▶ EXERCISE BRIEF
Pictures are excluded. Copy exactly, and only, the lines from the one containing "Convert this chart" through the one containing "import * as", both ends included.
=== DATA RECORDS ===
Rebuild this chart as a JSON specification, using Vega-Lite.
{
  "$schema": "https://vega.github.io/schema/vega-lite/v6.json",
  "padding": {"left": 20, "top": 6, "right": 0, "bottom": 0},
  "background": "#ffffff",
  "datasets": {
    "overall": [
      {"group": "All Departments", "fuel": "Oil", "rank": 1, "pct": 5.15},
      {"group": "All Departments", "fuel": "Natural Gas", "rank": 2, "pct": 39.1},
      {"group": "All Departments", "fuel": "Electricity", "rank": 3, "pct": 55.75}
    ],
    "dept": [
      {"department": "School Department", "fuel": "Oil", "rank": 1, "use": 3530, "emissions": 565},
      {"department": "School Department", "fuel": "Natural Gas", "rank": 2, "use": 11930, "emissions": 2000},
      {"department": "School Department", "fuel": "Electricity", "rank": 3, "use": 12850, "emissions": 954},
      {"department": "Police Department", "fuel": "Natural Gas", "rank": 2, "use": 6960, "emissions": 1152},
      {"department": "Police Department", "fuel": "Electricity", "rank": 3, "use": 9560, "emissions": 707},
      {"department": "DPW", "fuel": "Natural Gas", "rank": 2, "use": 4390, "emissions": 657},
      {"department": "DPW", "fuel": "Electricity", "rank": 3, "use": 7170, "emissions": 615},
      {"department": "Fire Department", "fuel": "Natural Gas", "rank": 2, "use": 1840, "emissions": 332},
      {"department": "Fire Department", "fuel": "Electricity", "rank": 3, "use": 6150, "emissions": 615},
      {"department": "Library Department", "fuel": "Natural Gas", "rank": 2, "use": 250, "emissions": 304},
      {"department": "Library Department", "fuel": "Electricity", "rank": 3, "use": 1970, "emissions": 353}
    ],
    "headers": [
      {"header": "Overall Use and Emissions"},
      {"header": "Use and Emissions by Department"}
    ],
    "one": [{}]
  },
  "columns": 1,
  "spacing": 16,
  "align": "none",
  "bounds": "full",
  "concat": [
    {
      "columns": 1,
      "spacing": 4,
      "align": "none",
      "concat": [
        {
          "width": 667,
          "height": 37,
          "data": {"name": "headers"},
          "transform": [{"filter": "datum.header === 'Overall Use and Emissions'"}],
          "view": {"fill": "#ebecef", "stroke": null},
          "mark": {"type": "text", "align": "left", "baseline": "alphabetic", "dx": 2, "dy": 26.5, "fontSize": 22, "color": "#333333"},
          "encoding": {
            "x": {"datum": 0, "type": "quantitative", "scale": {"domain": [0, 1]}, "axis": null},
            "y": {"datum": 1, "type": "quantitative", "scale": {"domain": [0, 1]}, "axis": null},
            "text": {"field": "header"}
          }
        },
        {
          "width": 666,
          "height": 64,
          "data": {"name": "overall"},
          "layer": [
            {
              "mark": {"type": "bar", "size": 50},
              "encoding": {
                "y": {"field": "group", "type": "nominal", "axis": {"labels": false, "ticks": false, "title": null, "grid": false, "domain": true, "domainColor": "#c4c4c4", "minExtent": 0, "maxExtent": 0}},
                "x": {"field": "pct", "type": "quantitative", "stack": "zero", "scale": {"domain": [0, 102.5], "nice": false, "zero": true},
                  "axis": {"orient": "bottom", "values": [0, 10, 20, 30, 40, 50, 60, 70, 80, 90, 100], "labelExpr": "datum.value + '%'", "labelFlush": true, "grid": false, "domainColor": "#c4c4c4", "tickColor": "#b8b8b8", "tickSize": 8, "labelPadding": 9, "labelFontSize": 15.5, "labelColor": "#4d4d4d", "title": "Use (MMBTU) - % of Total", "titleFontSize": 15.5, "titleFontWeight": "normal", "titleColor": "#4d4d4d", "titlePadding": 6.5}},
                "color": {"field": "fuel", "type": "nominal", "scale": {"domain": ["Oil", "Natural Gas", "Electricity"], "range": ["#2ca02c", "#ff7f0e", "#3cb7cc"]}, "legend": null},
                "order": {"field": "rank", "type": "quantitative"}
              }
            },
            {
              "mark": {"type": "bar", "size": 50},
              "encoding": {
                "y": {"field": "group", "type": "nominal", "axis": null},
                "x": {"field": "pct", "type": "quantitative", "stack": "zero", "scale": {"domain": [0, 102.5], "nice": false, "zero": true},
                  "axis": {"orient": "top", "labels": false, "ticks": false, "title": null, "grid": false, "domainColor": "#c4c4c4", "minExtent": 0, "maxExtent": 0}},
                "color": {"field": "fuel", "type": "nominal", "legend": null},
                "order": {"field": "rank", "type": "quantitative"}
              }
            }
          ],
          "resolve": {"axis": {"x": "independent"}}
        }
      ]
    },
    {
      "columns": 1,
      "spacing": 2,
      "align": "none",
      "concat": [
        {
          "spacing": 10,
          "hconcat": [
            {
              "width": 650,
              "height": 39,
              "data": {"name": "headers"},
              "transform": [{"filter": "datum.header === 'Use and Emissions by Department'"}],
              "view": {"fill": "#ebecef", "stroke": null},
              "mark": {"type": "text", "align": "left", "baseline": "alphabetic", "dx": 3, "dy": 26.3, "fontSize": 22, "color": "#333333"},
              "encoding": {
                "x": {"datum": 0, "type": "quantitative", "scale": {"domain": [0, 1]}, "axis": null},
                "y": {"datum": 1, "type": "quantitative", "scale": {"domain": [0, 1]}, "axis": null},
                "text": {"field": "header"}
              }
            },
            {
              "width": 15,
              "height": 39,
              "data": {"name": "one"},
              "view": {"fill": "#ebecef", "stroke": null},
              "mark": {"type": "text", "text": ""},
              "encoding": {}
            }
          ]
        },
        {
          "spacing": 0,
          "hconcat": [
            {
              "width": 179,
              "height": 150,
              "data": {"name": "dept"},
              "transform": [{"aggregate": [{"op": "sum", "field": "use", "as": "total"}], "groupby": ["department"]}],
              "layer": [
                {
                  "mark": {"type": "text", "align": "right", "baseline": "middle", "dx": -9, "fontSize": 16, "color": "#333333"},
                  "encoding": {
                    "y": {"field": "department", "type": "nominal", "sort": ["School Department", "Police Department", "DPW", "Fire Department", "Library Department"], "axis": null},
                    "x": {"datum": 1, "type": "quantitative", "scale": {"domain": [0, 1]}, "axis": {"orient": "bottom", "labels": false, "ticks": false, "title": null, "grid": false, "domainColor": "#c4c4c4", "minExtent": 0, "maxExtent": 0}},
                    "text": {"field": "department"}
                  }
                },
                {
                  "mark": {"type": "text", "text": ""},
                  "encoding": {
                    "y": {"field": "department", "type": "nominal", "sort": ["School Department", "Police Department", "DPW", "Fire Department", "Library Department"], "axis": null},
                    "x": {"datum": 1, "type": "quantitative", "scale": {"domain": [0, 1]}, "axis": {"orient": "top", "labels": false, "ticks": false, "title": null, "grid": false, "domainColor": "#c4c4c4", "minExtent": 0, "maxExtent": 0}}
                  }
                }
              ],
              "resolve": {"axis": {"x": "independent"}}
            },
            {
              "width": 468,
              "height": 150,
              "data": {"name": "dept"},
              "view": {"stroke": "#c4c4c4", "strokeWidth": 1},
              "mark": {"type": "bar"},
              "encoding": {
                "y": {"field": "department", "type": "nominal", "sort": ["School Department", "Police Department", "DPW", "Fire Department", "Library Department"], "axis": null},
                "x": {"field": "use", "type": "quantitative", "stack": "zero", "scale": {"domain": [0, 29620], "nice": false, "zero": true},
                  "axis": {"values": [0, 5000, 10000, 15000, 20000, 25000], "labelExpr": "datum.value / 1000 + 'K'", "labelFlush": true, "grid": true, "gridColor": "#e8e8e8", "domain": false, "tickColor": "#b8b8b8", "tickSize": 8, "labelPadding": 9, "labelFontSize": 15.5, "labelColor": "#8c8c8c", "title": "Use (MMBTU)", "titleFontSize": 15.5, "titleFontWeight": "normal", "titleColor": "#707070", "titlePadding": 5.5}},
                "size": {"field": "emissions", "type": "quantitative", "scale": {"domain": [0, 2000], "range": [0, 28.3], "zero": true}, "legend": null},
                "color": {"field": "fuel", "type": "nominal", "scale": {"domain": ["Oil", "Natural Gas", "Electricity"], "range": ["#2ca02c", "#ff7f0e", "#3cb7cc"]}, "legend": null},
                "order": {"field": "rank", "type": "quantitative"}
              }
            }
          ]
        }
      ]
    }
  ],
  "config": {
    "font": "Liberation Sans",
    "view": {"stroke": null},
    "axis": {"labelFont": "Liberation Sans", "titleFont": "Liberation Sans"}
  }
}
===
=== DATA RECORDS ===
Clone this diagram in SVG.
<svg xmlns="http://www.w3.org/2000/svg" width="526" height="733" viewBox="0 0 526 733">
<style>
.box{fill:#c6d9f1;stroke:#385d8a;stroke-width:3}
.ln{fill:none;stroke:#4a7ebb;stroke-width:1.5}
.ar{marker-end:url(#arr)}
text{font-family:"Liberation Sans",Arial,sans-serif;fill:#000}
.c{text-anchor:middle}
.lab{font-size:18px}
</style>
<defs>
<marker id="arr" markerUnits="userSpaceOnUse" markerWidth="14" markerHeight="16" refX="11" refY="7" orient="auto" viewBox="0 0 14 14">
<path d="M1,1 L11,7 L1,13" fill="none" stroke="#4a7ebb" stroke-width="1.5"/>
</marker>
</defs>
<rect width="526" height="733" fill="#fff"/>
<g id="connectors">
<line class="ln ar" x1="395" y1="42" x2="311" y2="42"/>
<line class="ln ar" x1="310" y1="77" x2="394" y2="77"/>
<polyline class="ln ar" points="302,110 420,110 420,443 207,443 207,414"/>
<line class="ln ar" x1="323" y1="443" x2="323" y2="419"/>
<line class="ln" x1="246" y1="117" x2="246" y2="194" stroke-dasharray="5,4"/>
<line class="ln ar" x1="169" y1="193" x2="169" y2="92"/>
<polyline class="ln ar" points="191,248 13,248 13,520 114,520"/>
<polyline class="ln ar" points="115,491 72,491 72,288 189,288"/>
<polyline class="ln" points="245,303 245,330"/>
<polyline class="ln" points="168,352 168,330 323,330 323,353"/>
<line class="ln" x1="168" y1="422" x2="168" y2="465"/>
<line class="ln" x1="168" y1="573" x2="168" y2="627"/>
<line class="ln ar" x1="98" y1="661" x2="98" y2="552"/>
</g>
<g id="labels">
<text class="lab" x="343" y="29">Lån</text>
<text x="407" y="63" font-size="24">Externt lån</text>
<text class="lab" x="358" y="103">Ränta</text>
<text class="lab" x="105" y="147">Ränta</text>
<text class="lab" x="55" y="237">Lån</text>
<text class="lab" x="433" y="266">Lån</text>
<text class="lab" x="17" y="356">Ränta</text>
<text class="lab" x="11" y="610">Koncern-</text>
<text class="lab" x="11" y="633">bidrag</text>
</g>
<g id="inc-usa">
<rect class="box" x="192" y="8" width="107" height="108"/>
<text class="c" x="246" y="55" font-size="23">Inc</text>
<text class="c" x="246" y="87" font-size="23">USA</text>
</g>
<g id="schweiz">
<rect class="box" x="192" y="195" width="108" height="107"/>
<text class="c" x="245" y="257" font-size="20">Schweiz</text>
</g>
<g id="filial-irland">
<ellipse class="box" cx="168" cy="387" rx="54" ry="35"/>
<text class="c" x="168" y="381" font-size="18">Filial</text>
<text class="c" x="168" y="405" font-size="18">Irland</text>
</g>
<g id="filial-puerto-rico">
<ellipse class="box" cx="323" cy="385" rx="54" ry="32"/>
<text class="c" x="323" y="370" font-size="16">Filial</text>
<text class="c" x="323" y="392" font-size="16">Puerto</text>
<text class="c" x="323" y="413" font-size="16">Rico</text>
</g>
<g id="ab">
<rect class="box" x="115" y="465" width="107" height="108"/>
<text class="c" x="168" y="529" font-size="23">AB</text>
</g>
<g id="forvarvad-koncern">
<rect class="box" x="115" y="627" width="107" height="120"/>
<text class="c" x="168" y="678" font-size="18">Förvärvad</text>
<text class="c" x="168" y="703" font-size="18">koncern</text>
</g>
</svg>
===
=== DATA RECORDS ===
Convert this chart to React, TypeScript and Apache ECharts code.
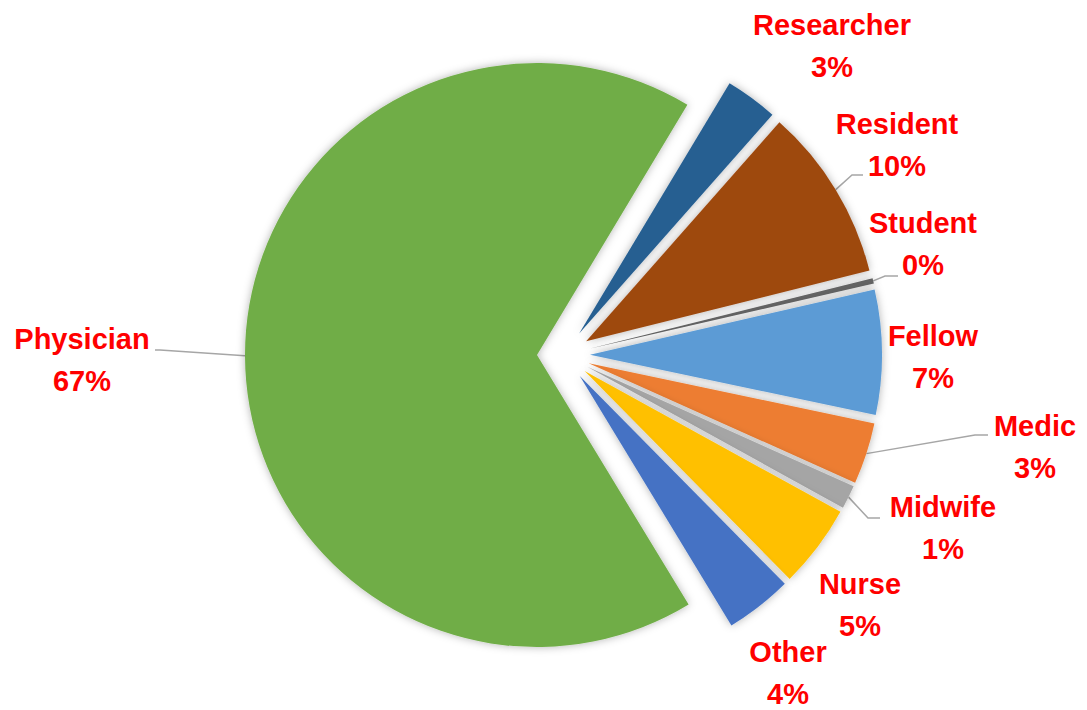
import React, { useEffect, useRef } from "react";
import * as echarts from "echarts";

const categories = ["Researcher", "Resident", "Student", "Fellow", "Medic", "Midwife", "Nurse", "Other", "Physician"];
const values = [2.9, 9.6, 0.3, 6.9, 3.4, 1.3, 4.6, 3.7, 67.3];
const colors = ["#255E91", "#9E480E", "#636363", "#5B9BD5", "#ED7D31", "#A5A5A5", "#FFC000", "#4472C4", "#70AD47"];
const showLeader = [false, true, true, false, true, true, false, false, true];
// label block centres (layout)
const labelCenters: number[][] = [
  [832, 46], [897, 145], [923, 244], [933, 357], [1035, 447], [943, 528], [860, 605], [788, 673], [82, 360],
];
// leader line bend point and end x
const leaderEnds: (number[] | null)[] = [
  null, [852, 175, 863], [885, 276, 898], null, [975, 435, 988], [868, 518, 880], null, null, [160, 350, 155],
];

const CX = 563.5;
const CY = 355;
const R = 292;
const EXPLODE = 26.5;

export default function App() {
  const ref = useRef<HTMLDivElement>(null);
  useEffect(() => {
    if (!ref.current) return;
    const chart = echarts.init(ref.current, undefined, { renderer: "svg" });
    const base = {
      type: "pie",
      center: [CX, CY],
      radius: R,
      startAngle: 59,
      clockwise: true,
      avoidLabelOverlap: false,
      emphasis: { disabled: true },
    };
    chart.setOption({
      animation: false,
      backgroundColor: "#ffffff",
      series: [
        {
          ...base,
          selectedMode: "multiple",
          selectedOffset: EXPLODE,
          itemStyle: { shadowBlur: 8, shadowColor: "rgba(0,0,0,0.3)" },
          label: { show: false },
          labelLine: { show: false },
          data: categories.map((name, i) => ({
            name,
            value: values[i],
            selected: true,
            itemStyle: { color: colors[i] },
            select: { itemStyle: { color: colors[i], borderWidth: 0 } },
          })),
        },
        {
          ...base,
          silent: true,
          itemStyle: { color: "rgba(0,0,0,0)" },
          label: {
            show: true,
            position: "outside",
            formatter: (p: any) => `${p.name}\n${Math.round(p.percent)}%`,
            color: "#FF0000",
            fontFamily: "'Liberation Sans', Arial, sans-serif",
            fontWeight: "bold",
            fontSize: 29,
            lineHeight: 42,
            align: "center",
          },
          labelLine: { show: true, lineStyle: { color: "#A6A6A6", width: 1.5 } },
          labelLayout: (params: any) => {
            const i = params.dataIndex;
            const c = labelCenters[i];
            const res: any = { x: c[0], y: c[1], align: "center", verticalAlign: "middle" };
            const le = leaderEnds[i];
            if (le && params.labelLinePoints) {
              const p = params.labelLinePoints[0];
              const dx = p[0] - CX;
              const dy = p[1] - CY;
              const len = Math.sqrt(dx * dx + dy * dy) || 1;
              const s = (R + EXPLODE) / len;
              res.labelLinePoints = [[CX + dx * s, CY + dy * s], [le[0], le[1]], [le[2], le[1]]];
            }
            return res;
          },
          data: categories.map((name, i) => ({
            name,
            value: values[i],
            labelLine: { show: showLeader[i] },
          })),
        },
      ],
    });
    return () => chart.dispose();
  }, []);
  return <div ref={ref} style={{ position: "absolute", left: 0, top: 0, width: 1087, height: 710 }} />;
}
===
▶ EXERCISE OUTPUT
Convert this chart to React, TypeScript and Apache ECharts code.
import React, { useEffect, useRef } from "react";
import * as echarts from "echarts";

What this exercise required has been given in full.